If we're deciding today, David Lee is an All-Star. There's just no real way around it, much as I might try to find one. His team is rolling, he's the only NBA player averaging more than 20 points and 10 rebounds, and his defensive lapses have been mitigated by a new scheme wherein he hedges less often on screens.
That's all quite nice, but his role as point forward has perhaps impressed most of all. The Golden State Warriors are an odd team in that they can't really space the floor for main shooters Stephen Curry and Klay Thompson. This is because the Dubs lack three-point shooters in the frontcourt, unlike such three-happy teams as the Rockets, Knicks and Spurs.
It's great to have the space that comes with a four-out (four three-point shooters) strategy, but Lee helps the Warriors in other ways. His unusual deftness at passing to open teammates around the perimeter compensates for whatever space they're lacking on the outside. Golden State has fewer perimeter openings to exploit, but Lee is usually liable to find whatever space does exist out there, even if he's at a standstill.
Here's a good example from Wednesday night's Warriors romp over the Clippers. Off a screen-and-roll, Curry finds Lee near the elbow. Lee sees that Thompson's defender is sinking in, to cut off the cutting Biedrins, and DL cooly whips the ball to Klay for a trey:
This is how Thompson and Curry can combine to make more threes per 48 minutes than all but eight NBA teams. As it stands, the two have combined to hit more threes than the Bulls, Bucks, Celtics, Grizzlies, and Timberwolves in their standard playing time. Credit to their quick releases, but also credit the guy getting them so many looks.
Lee is great at finding three-point shooters from a standstill, but he's also a threat on the move, especially off pick-and-roll actions. Lee and Curry comprise one of the best pick-and-roll combos in basketball, in part because players who aren't Lee and Curry do much of the scoring.
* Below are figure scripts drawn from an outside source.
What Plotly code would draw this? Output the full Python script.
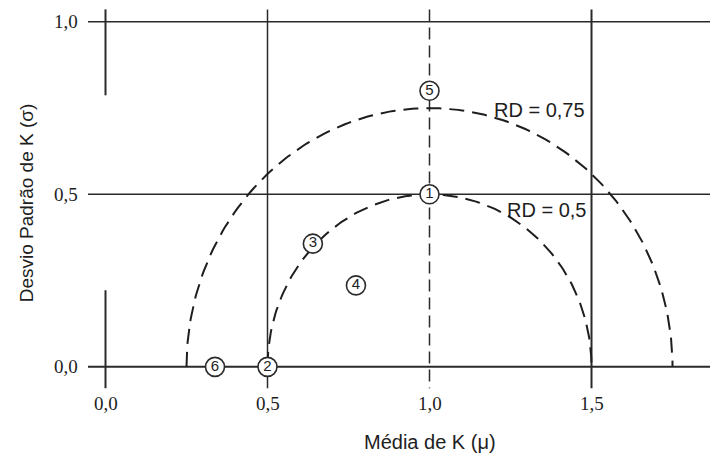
import numpy as np
import plotly.graph_objects as go

# ---- data ----
rd_levels = [0.5, 0.75]
rd_labels = ["RD = 0,5", "RD = 0,75"]
rd_label_x = [1.36, 1.338]
rd_label_y = [0.454, 0.743]

point_ids = ["1", "2", "3", "4", "5", "6"]
point_mu = [1.0, 0.5, 0.64, 0.773, 1.0, 0.338]
point_sigma = [0.5, 0.0, 0.357, 0.236, 0.80, 0.0]

x_ticks = [0.0, 0.5, 1.0, 1.5]
x_ticktext = ["0,0", "0,5", "1,0", "1,5"]
y_ticks = [0.0, 0.5, 1.0]
y_ticktext = ["0,0", "0,5", "1,0"]

ink = "#1e1e1e"
fig = go.Figure()

# RD contour curves (semicircles around mu = 1)
t = np.linspace(np.pi, 0, 200)
for rd in rd_levels:
    fig.add_trace(go.Scatter(
        x=1 + rd * np.cos(t), y=rd * np.sin(t), mode="lines",
        line=dict(color=ink, width=2, dash="15px,8px"),
        hoverinfo="skip", showlegend=False))

# numbered points
fig.add_trace(go.Scatter(
    x=point_mu, y=point_sigma, mode="markers+text", text=point_ids,
    textposition="middle center",
    textfont=dict(family="Liberation Sans", size=15, color="#222"),
    marker=dict(symbol="circle", size=19, color="white",
                line=dict(color="#2a2a2a", width=1.6)),
    hoverinfo="skip", showlegend=False))

shapes = []
y_top, y_bot = 1.036, -0.062
# horizontal grid lines
for yv in y_ticks:
    shapes.append(dict(type="line", xref="paper", yref="y", x0=0, x1=1, y0=yv, y1=yv,
                       line=dict(color="#2a2a2a", width=2 if yv == 0 else 1.5), layer="below"))
# vertical lines
shapes.append(dict(type="line", xref="x", yref="y", x0=0, x1=0, y0=y_top, y1=0.787,
                   line=dict(color="#2a2a2a", width=2), layer="below"))
shapes.append(dict(type="line", xref="x", yref="y", x0=0, x1=0, y0=0.222, y1=y_bot,
                   line=dict(color="#2a2a2a", width=2), layer="below"))
shapes.append(dict(type="line", xref="x", yref="y", x0=0.5, x1=0.5, y0=y_top, y1=y_bot,
                   line=dict(color="#2a2a2a", width=1.5), layer="below"))
shapes.append(dict(type="line", xref="x", yref="y", x0=1.0, x1=1.0, y0=y_top, y1=y_bot,
                   line=dict(color="#2a2a2a", width=1.5, dash="12px,6px"), layer="below"))
shapes.append(dict(type="line", xref="x", yref="y", x0=1.5, x1=1.5, y0=y_top, y1=y_bot,
                   line=dict(color="#2a2a2a", width=2), layer="below"))

PLOT_H = 383
annotations = []
serif = dict(family="Liberation Serif", size=19, color=ink)
for xv, lab in zip(x_ticks, x_ticktext):
    annotations.append(dict(x=xv, y=-12 / PLOT_H, xref="x", yref="paper", text=lab,
                            showarrow=False, font=serif, xanchor="center", yanchor="middle"))
for yv, lab in zip(y_ticks, y_ticktext):
    annotations.append(dict(x=-8 / 630, y=yv, xref="paper", yref="y", text=lab,
                            showarrow=False, font=serif, xanchor="right", yanchor="middle"))
for lab, lx, ly in zip(rd_labels, rd_label_x, rd_label_y):
    annotations.append(dict(x=lx, y=ly, xref="x", yref="y", text=lab, showarrow=False,
                            font=dict(family="Liberation Sans", size=20, color=ink),
                            xanchor="center", yanchor="middle"))
annotations.append(dict(x=(26 - 88) / 630, y=0.49, xref="paper", yref="paper",
                        text="Desvio Padrão de K (σ)", textangle=-90, showarrow=False,
                        font=dict(family="Liberation Sans", size=19, color=ink),
                        xanchor="center", yanchor="middle"))
annotations.append(dict(x=(430 - 88) / 630, y=-(442 - 391) / PLOT_H, xref="paper", yref="paper",
                        text="Média de K (μ)", showarrow=False,
                        font=dict(family="Liberation Sans", size=20, color=ink),
                        xanchor="center", yanchor="middle"))

# page body has an 8px margin, so the figure is sized/offset for it
fig.update_layout(
    width=710, height=449,
    margin=dict(l=80, r=0, t=0, b=66),
    paper_bgcolor="white", plot_bgcolor="white",
    shapes=shapes, annotations=annotations,
    xaxis=dict(range=[-0.054, 1.8904], showticklabels=False,
               showgrid=False, zeroline=False, showline=False, ticks=""),
    yaxis=dict(range=[-0.07, 1.04], showticklabels=False,
               showgrid=False, zeroline=False, showline=False, ticks=""),
)

fig.write_html("out.html")
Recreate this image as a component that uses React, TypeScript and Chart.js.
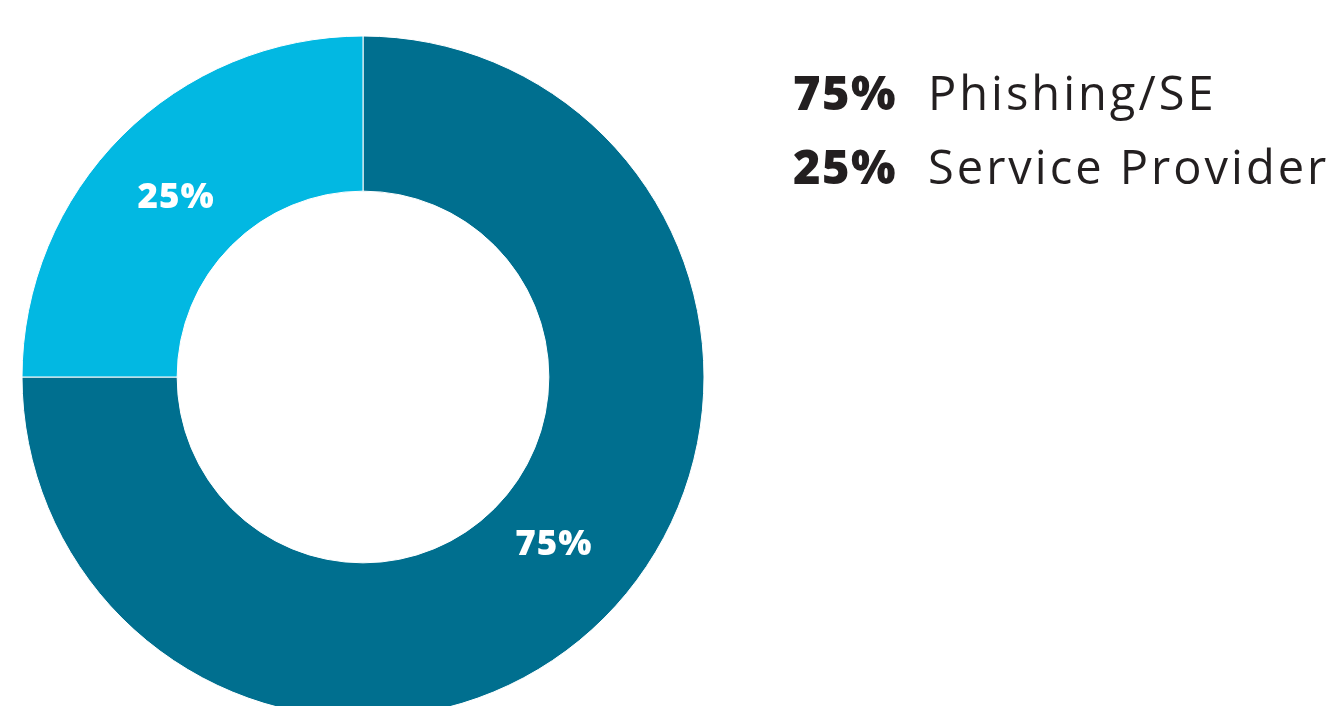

Here's an example of how Lee catches the pass off screen-and-roll, and creates for others. Curry slings the ball to Lee as DL steps forward and instantly dots the ball to Carl Landry for a layup.
Lee's been doing this all year, to the tune of 3.7 assists per game. Lee once informed me after a game that he'd played some point guard in high school. It clearly shows in this court vision and his handle, which are both above average for his position.
One of the reasons Lee is able to make these passes is due to how deadly he's become as a mid-range shooter. When he catches the pass off pick-and-roll, defenses are quick to race toward him for the closeout.
Per NBA.com, David Lee is shooting 56.5 percent from between 20-24 feet, and a healthy 46.2 percent between 15-19 feet. If you don't close out on Lee, he'll hit the jumper.
But, if you do close out on Lee, he can take the ball off the dribble and find easy scores. As nutty as it sounds to say it, Lee has become an unsolvable problem for defenses this season, and the Warriors are reaping immense benefits from his complete game.